‘It was 20 years ago today,’ The Beatles sang on ‘Sgt. Pepper’ and it’s hard to believe that two decades have passed since Blur were battling Oasis for the No1 spot as Britpop ruled the airwaves.
Just as the first British invasion was led by a mighty triumvirate of the aforementioned Fab Four, The Rolling Stones and The Kinks, so the mid-1990s paradigm was led by a trio of bands whose sound bore many echoes of the past.
Blur ditched their previous generic indie jangle for rollicking Mockney insolence and came roaring out of the traps with ‘Parklife’.
Pitched as polar opposites, Oasis burst on the scene in a blaze of headline-grabbing high jinks, one-finger salutes and glam-rock guitar.
Meanwhile Pulp’s charismatic bespectacled frontman Jarvis Cocker was embracing ‘overnight success’ after 16 years and multiple Pulp personnel changes.
These three were to blaze the trail for what quickly became known as Britpop, but was it really a movement or a cultural construct?
While the bands themselves largely rejected any notion of togetherness – it was clear that they and other scenesters like Suede, Supergrass, Sleeper and Verve all shared certain characteristics and lyrical preoccupations.
They sang in English accents about English life and English places (Wales, NIreland and Scotland were pretty much left outside the Britpop umbrella). Council estates, street corners, booze, fags, discos and cheap holidays were celebrated and exalted.
Working class life was heralded and revered – a source of inspiration rather than a nightmare to be escaped.
Arty pretentiousness was firmly stomped underfoot – Oasis’ Noel Gallagher famously slamming Suede for writing about ‘being a pantomime horse’.
Magazines like Loaded tapped into the (new) laddishness and swagger of the music and, despite posturing to the contrary, the bands were happy to play along.
Soon Britpop was riding the wave of so called ‘Cool Britannia’, epitomised when Oasis frontman Liam Gallagher posed with then partner actress Patsy Kensit for a Vanity Fair cover-shoot draped in a Union Jack.
But Britpop’s embrace by the media was to prove its downfall, as the best of the music was diluted and dissembled by bandwagon-jumpers and phony marketing ploys.

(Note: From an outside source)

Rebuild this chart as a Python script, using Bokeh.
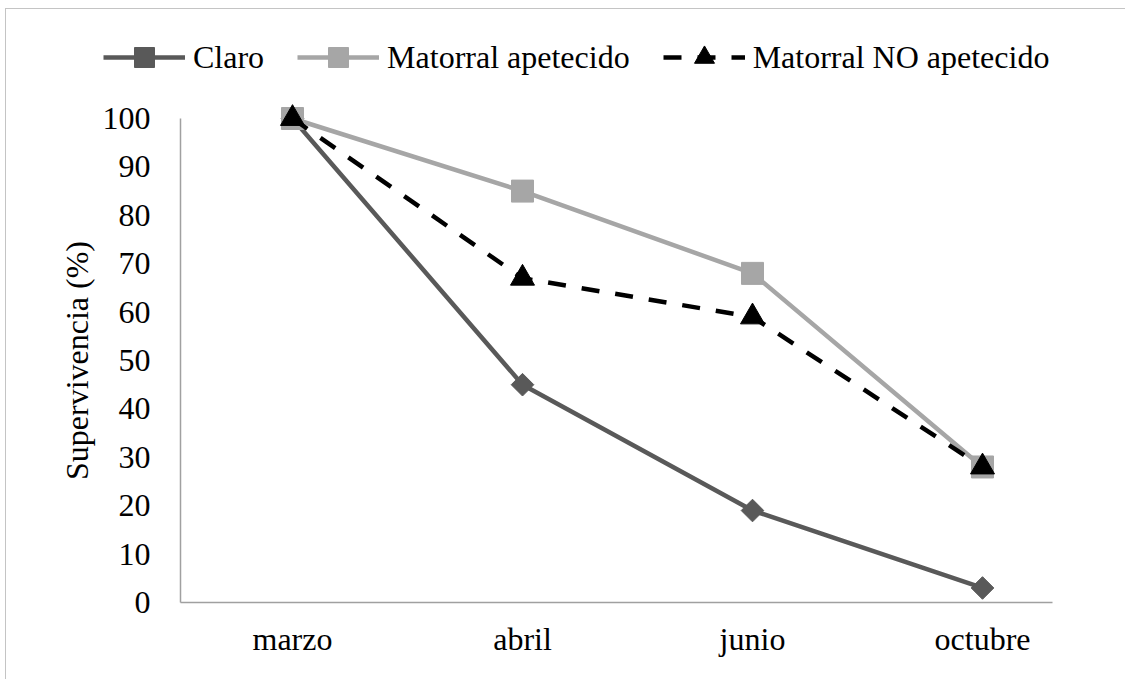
import math
from bokeh.plotting import figure
from bokeh.models import Legend, LegendItem, FixedTicker, Range1d, LinearAxis, Label
from bokeh.embed import file_html
from bokeh.resources import INLINE

meses = ["marzo", "abril", "junio", "octubre"]
claro = [100, 45, 19, 3]
apetecido = [100, 85, 68, 28]
no_apetecido = [100, 67, 59, 28]
y_ticks = [0, 10, 20, 30, 40, 50, 60, 70, 80, 90, 100]
series_names = ["Claro", "Matorral apetecido", "Matorral NO apetecido"]
y_title = "Supervivencia (%)"

FONT = "Liberation Serif"
x = list(range(len(meses)))

c1 = "#595959"
c2 = "#a6a6a6"
c3 = "#000000"
AXC = "#a0a0a0"
LW = 4.5

# frame: x 60..1100 px, y 25..620 px (page); categories every 230 px from 292; y=0 at 602
X0, X1 = -1.0087, 3.5130
Y0, Y1 = -3.719, 119.215
AX_LEFT = -0.487      # data x of the y axis line
AX_RIGHT = 3.304      # data x where the x axis line ends
LBL_X = -0.6174       # data x 30 px left of the axis line (tick labels end here)
TITLE_X = -0.9348     # data x of the y title centre

p = figure(width=1120, height=671, output_backend="svg", toolbar_location=None,
           x_range=Range1d(X0, X1), y_range=Range1d(Y0, Y1),
           min_border_left=54, min_border_right=26, min_border_top=16, min_border_bottom=60)
p.styles = {"border-top": "1px solid #c4c4c4", "border-left": "1px solid #c4c4c4",
            "margin-top": "8px", "margin-left": "5px"}
p.outline_line_color = None
p.xgrid.visible = False
p.ygrid.visible = False
p.background_fill_color = "white"
p.border_fill_color = "white"

# x axis: category labels (below panel, no line)
xa = p.xaxis[0]
xa.ticker = FixedTicker(ticks=x)
xa.major_label_overrides = {i: m for i, m in enumerate(meses)}
xa.major_label_standoff = 0
xa.axis_line_color = None

# y axis: tick labels (no line)
ya = p.yaxis[0]
ya.fixed_location = LBL_X
ya.ticker = FixedTicker(ticks=y_ticks)
ya.major_label_standoff = 0
ya.axis_line_color = None

for ax in (xa, ya):
    ax.major_tick_line_color = None
    ax.minor_tick_line_color = None
    ax.major_tick_out = 0
    ax.major_tick_in = 0
    ax.major_label_text_font = FONT
    ax.major_label_text_font_size = "32px"
    ax.major_label_text_color = "black"

# axis lines: y from 0 to 100, x from the y axis to the end
yl = LinearAxis(fixed_location=AX_LEFT, bounds=(0, 100), ticker=FixedTicker(ticks=[]),
                axis_line_color=AXC, axis_line_width=1.5, major_tick_line_color=None,
                minor_tick_line_color=None, major_tick_out=0, major_tick_in=0,
                major_label_text_font_size="0px")
p.add_layout(yl, "right")
xl = LinearAxis(fixed_location=0, bounds=(AX_LEFT, AX_RIGHT), ticker=FixedTicker(ticks=[]),
                axis_line_color=AXC, axis_line_width=1.5, major_tick_line_color=None,
                minor_tick_line_color=None, major_tick_out=0, major_tick_in=0,
                major_label_text_font_size="0px")
p.add_layout(xl, "above")

p.add_layout(Label(x=TITLE_X, y=50, text=y_title, angle=math.pi / 2, text_align="center",
                   text_baseline="middle", text_font=FONT, text_font_size="32px",
                   text_color="black"))

l1 = p.line(x, claro, line_color=c1, line_width=LW)
m1 = p.scatter(x, claro, marker="square", angle=math.pi / 4, size=16, fill_color=c1, line_color=c1)
l2 = p.line(x, apetecido, line_color=c2, line_width=LW)
m2 = p.scatter(x, apetecido, marker="square", size=22, fill_color=c2, line_color=c2)
l3 = p.line(x, no_apetecido, line_color=c3, line_width=LW, line_dash="18 16")
m3 = p.scatter(x, no_apetecido, marker="triangle", size=24, fill_color=c3, line_color=c3)

legend = Legend(items=[
    LegendItem(label=series_names[0], renderers=[l1, m1]),
    LegendItem(label=series_names[1], renderers=[l2, m2]),
    LegendItem(label=series_names[2], renderers=[l3, m3]),
], orientation="horizontal", location=(43, 538))
legend.label_text_font = FONT
legend.label_text_font_size = "32px"
legend.label_text_color = "black"
legend.glyph_width = 82
legend.glyph_height = 50
legend.label_standoff = 8
legend.spacing = 33
legend.padding = 0
legend.margin = 0
legend.border_line_color = None
legend.background_fill_alpha = 0
p.add_layout(legend, "center")

open("out.html", "w").write(file_html(p, INLINE))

For every decent group there were dozens of pale imitators – Menswear, Dodgy. Shed Seven, Kingmaker, Salad, Powder – the list goes on. And while nightly news shows might have been impressed by the so-called chart showdown between Blur and Oasis in August 1995, real fans found it felt fake and embarrassing – a third rate attempt to recreate the equally contrived battles fought by The Beatles and The Stones.
The Britpop storm finally blew out as the intense optimism that saw Tony Blair sweep to power in the 1997 election gave way to darker moods of betrayal and bitter disappointment.

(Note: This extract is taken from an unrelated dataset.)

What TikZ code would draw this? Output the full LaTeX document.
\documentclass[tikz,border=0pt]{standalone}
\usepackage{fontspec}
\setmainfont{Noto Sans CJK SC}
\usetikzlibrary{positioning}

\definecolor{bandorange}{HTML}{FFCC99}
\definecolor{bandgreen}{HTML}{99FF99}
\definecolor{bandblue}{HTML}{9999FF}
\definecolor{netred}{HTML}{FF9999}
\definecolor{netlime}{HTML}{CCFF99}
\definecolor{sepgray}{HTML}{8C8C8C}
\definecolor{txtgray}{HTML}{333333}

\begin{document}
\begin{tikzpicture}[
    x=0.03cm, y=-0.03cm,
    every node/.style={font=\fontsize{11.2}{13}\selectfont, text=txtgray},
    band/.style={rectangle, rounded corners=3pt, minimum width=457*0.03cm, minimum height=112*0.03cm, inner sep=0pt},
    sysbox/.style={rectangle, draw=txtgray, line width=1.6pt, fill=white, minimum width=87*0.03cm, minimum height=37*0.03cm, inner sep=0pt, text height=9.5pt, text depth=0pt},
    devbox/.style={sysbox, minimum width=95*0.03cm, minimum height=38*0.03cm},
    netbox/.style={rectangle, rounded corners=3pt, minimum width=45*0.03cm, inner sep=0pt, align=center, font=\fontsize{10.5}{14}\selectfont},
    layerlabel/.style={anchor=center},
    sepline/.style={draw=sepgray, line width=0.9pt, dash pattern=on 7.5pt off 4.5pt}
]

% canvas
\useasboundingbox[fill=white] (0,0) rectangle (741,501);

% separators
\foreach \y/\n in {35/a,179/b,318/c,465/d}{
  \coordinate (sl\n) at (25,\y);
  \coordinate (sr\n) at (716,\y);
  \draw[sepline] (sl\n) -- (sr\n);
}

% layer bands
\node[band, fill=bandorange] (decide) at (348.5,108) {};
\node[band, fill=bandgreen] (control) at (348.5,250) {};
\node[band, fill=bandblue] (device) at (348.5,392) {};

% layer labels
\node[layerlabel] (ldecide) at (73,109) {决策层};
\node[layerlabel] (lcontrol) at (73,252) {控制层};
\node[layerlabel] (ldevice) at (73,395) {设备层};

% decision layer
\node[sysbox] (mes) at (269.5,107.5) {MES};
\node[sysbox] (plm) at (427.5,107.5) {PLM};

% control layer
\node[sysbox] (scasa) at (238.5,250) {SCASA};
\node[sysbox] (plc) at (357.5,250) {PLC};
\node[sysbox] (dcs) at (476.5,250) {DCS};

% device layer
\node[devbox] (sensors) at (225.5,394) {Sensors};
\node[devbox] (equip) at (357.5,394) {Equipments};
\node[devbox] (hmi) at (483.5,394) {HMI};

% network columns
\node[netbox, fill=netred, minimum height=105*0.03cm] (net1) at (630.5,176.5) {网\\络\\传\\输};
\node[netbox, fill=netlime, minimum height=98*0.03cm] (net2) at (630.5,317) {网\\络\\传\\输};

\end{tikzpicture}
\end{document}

After ‘The Great Escape’, Blur soon tired of the game, looking to American art-rockers like Pavement for inspiration for their self-titled next album.
Oasis released the bloated, cocaine-fuelled ‘Be Here Now’ in 1997 – the sound of a band rapidly running out of ideas. Sales held up but their output suffered from gradually diminishing returns.
Pulp quietly slipped into dormancy, though – as perhaps the one truly original performer of the era – Jarvis Cocker retains the affection of the British public and is well on the way to becoming a national treasure.
So what of its legacy?
Well, despite its New Lad connotations, the Britpop era produced some significant female artists. Sleeper’s Louise Wener – now a successful novelist – showed you didn’t have to be a geezerbird to make it in the ‘90s, even if her opinions were often more interesting than her music.
Elastica fronted by Britpop It-girl Justine Frischmann – then partner of Blur’s Damon Albarn and former paramour of Suede’s Brett Anderson produced a fine single ‘Connection’ and self-titled debut album before imploding shortly after completing their second long player.
There were also inspiring contributions from the likes of Lush and Echobelly’s Sonya Madan.
The Britpop era produced a slew of sparkling singles; Suede’s ‘Animal Nitrate’, ‘Alright’ by Supergrass, Sleeper’s ‘Inbetweener’, ‘Girls and Boys’ (Blur), ‘Common People’ (Pulp) and ‘Wonderwall’ (Oasis) to name but a few.
But ‘Parklife’, (Blur) ‘Definitely Maybe’ (Oasis) and ‘His ‘n’ Hers’ (Pulp) aside – there weren’t many truly great albums, with perhaps only the Verve’s ‘Urban Hymns’ – released in the dying days of the movement – coming close to the mark.
The music was essentially backward-looking – drawing on the likes of The Kinks, The Beatles, Bolan, Bowie, The Smiths and the Sex Pistols, often sadly without really adding anything new.
Its influence on subsequent bands like Arctic Monkeys and The Libertines is undeniable, however for me this was a movement which flattered to deceive – shining and seductive on the surface, but with little of substance underneath.